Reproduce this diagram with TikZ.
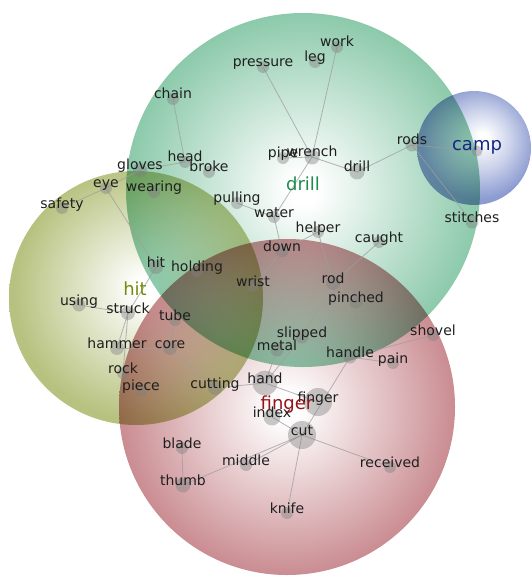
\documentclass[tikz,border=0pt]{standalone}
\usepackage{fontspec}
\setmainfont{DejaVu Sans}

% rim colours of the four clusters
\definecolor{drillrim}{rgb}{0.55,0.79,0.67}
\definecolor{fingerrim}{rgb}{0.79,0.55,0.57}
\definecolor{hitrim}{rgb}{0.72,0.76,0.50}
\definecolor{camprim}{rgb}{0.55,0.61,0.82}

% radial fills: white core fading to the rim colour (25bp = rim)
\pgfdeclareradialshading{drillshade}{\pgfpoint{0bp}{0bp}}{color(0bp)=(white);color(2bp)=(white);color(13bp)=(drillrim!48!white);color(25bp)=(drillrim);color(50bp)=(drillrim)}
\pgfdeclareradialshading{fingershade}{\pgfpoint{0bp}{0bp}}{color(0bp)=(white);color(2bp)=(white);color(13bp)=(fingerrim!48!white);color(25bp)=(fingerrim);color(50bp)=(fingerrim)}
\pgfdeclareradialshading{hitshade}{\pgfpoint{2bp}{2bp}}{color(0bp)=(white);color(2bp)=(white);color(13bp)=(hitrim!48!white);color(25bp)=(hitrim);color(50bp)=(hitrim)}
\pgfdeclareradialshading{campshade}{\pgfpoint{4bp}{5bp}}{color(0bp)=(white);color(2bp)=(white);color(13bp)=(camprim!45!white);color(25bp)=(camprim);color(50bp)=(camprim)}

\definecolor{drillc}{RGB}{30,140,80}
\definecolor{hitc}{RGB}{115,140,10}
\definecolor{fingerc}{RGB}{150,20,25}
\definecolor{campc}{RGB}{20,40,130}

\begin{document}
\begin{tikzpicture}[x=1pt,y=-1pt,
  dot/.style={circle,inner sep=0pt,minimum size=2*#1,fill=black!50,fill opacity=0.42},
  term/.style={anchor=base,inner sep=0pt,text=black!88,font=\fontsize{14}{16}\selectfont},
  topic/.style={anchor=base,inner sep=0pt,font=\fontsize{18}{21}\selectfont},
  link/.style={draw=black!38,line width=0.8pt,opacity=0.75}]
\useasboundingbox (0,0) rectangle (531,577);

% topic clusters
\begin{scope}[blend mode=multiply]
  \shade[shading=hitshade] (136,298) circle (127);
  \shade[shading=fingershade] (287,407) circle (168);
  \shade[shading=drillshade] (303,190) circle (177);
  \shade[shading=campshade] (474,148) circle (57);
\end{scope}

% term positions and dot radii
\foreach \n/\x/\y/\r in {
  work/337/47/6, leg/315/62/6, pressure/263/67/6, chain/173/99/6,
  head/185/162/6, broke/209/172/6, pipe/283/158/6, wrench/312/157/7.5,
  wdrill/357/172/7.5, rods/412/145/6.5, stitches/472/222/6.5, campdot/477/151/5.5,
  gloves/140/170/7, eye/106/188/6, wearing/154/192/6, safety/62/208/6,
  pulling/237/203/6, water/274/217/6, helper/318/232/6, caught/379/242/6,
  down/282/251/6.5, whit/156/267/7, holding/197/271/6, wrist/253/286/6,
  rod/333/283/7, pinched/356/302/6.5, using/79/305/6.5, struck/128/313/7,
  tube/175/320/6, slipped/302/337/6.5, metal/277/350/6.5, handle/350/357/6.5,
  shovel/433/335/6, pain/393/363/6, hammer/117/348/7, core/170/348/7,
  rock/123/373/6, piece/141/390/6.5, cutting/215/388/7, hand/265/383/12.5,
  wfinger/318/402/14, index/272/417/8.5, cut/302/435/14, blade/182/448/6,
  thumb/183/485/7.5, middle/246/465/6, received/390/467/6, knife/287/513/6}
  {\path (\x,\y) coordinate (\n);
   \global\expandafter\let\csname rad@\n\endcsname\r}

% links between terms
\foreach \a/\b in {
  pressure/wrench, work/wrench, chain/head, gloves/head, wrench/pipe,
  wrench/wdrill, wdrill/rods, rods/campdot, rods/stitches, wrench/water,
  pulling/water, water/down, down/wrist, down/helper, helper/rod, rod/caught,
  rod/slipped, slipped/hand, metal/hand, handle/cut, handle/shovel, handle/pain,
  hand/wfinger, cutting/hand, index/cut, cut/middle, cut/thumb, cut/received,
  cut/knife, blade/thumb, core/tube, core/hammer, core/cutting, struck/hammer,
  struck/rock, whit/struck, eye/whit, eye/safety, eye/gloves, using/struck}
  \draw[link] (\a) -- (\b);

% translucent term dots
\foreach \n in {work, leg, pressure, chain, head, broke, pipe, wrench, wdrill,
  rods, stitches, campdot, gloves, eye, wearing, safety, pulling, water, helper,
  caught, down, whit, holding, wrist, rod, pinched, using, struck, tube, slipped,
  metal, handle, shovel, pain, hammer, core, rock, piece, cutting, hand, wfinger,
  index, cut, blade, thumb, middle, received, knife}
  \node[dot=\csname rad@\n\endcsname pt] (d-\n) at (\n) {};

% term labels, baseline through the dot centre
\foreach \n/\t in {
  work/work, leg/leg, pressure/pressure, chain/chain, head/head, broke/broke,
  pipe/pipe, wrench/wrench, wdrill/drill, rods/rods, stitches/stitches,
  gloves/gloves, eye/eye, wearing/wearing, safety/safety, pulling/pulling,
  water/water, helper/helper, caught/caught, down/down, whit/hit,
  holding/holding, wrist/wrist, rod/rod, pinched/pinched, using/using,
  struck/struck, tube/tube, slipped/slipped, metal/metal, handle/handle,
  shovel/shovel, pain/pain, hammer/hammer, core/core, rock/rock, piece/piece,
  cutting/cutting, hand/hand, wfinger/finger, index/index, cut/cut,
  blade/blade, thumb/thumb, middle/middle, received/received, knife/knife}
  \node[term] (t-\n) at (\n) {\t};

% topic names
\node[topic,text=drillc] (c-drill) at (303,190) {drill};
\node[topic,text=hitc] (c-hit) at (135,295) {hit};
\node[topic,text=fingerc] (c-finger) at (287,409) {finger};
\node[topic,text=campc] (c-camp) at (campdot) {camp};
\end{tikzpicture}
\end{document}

=======

_The task:_ Copy the whole listing above word for word but do not carry over the pictures.

_Finished exercise:_
Reproduce this diagram with TikZ.
\documentclass[tikz,border=0pt]{standalone}
\usepackage{fontspec}
\setmainfont{DejaVu Sans}

% rim colours of the four clusters
\definecolor{drillrim}{rgb}{0.55,0.79,0.67}
\definecolor{fingerrim}{rgb}{0.79,0.55,0.57}
\definecolor{hitrim}{rgb}{0.72,0.76,0.50}
\definecolor{camprim}{rgb}{0.55,0.61,0.82}

% radial fills: white core fading to the rim colour (25bp = rim)
\pgfdeclareradialshading{drillshade}{\pgfpoint{0bp}{0bp}}{color(0bp)=(white);color(2bp)=(white);color(13bp)=(drillrim!48!white);color(25bp)=(drillrim);color(50bp)=(drillrim)}
\pgfdeclareradialshading{fingershade}{\pgfpoint{0bp}{0bp}}{color(0bp)=(white);color(2bp)=(white);color(13bp)=(fingerrim!48!white);color(25bp)=(fingerrim);color(50bp)=(fingerrim)}
\pgfdeclareradialshading{hitshade}{\pgfpoint{2bp}{2bp}}{color(0bp)=(white);color(2bp)=(white);color(13bp)=(hitrim!48!white);color(25bp)=(hitrim);color(50bp)=(hitrim)}
\pgfdeclareradialshading{campshade}{\pgfpoint{4bp}{5bp}}{color(0bp)=(white);color(2bp)=(white);color(13bp)=(camprim!45!white);color(25bp)=(camprim);color(50bp)=(camprim)}

\definecolor{drillc}{RGB}{30,140,80}
\definecolor{hitc}{RGB}{115,140,10}
\definecolor{fingerc}{RGB}{150,20,25}
\definecolor{campc}{RGB}{20,40,130}

\begin{document}
\begin{tikzpicture}[x=1pt,y=-1pt,
  dot/.style={circle,inner sep=0pt,minimum size=2*#1,fill=black!50,fill opacity=0.42},
  term/.style={anchor=base,inner sep=0pt,text=black!88,font=\fontsize{14}{16}\selectfont},
  topic/.style={anchor=base,inner sep=0pt,font=\fontsize{18}{21}\selectfont},
  link/.style={draw=black!38,line width=0.8pt,opacity=0.75}]
\useasboundingbox (0,0) rectangle (531,577);

% topic clusters
\begin{scope}[blend mode=multiply]
  \shade[shading=hitshade] (136,298) circle (127);
  \shade[shading=fingershade] (287,407) circle (168);
  \shade[shading=drillshade] (303,190) circle (177);
  \shade[shading=campshade] (474,148) circle (57);
\end{scope}

% term positions and dot radii
\foreach \n/\x/\y/\r in {
  work/337/47/6, leg/315/62/6, pressure/263/67/6, chain/173/99/6,
  head/185/162/6, broke/209/172/6, pipe/283/158/6, wrench/312/157/7.5,
  wdrill/357/172/7.5, rods/412/145/6.5, stitches/472/222/6.5, campdot/477/151/5.5,
  gloves/140/170/7, eye/106/188/6, wearing/154/192/6, safety/62/208/6,
  pulling/237/203/6, water/274/217/6, helper/318/232/6, caught/379/242/6,
  down/282/251/6.5, whit/156/267/7, holding/197/271/6, wrist/253/286/6,
  rod/333/283/7, pinched/356/302/6.5, using/79/305/6.5, struck/128/313/7,
  tube/175/320/6, slipped/302/337/6.5, metal/277/350/6.5, handle/350/357/6.5,
  shovel/433/335/6, pain/393/363/6, hammer/117/348/7, core/170/348/7,
  rock/123/373/6, piece/141/390/6.5, cutting/215/388/7, hand/265/383/12.5,
  wfinger/318/402/14, index/272/417/8.5, cut/302/435/14, blade/182/448/6,
  thumb/183/485/7.5, middle/246/465/6, received/390/467/6, knife/287/513/6}
  {\path (\x,\y) coordinate (\n);
   \global\expandafter\let\csname rad@\n\endcsname\r}

% links between terms
\foreach \a/\b in {
  pressure/wrench, work/wrench, chain/head, gloves/head, wrench/pipe,
  wrench/wdrill, wdrill/rods, rods/campdot, rods/stitches, wrench/water,
  pulling/water, water/down, down/wrist, down/helper, helper/rod, rod/caught,
  rod/slipped, slipped/hand, metal/hand, handle/cut, handle/shovel, handle/pain,
  hand/wfinger, cutting/hand, index/cut, cut/middle, cut/thumb, cut/received,
  cut/knife, blade/thumb, core/tube, core/hammer, core/cutting, struck/hammer,
  struck/rock, whit/struck, eye/whit, eye/safety, eye/gloves, using/struck}
  \draw[link] (\a) -- (\b);

% translucent term dots
\foreach \n in {work, leg, pressure, chain, head, broke, pipe, wrench, wdrill,
  rods, stitches, campdot, gloves, eye, wearing, safety, pulling, water, helper,
  caught, down, whit, holding, wrist, rod, pinched, using, struck, tube, slipped,
  metal, handle, shovel, pain, hammer, core, rock, piece, cutting, hand, wfinger,
  index, cut, blade, thumb, middle, received, knife}
  \node[dot=\csname rad@\n\endcsname pt] (d-\n) at (\n) {};

% term labels, baseline through the dot centre
\foreach \n/\t in {
  work/work, leg/leg, pressure/pressure, chain/chain, head/head, broke/broke,
  pipe/pipe, wrench/wrench, wdrill/drill, rods/rods, stitches/stitches,
  gloves/gloves, eye/eye, wearing/wearing, safety/safety, pulling/pulling,
  water/water, helper/helper, caught/caught, down/down, whit/hit,
  holding/holding, wrist/wrist, rod/rod, pinched/pinched, using/using,
  struck/struck, tube/tube, slipped/slipped, metal/metal, handle/handle,
  shovel/shovel, pain/pain, hammer/hammer, core/core, rock/rock, piece/piece,
  cutting/cutting, hand/hand, wfinger/finger, index/index, cut/cut,
  blade/blade, thumb/thumb, middle/middle, received/received, knife/knife}
  \node[term] (t-\n) at (\n) {\t};

% topic names
\node[topic,text=drillc] (c-drill) at (303,190) {drill};
\node[topic,text=hitc] (c-hit) at (135,295) {hit};
\node[topic,text=fingerc] (c-finger) at (287,409) {finger};
\node[topic,text=campc] (c-camp) at (campdot) {camp};
\end{tikzpicture}
\end{document}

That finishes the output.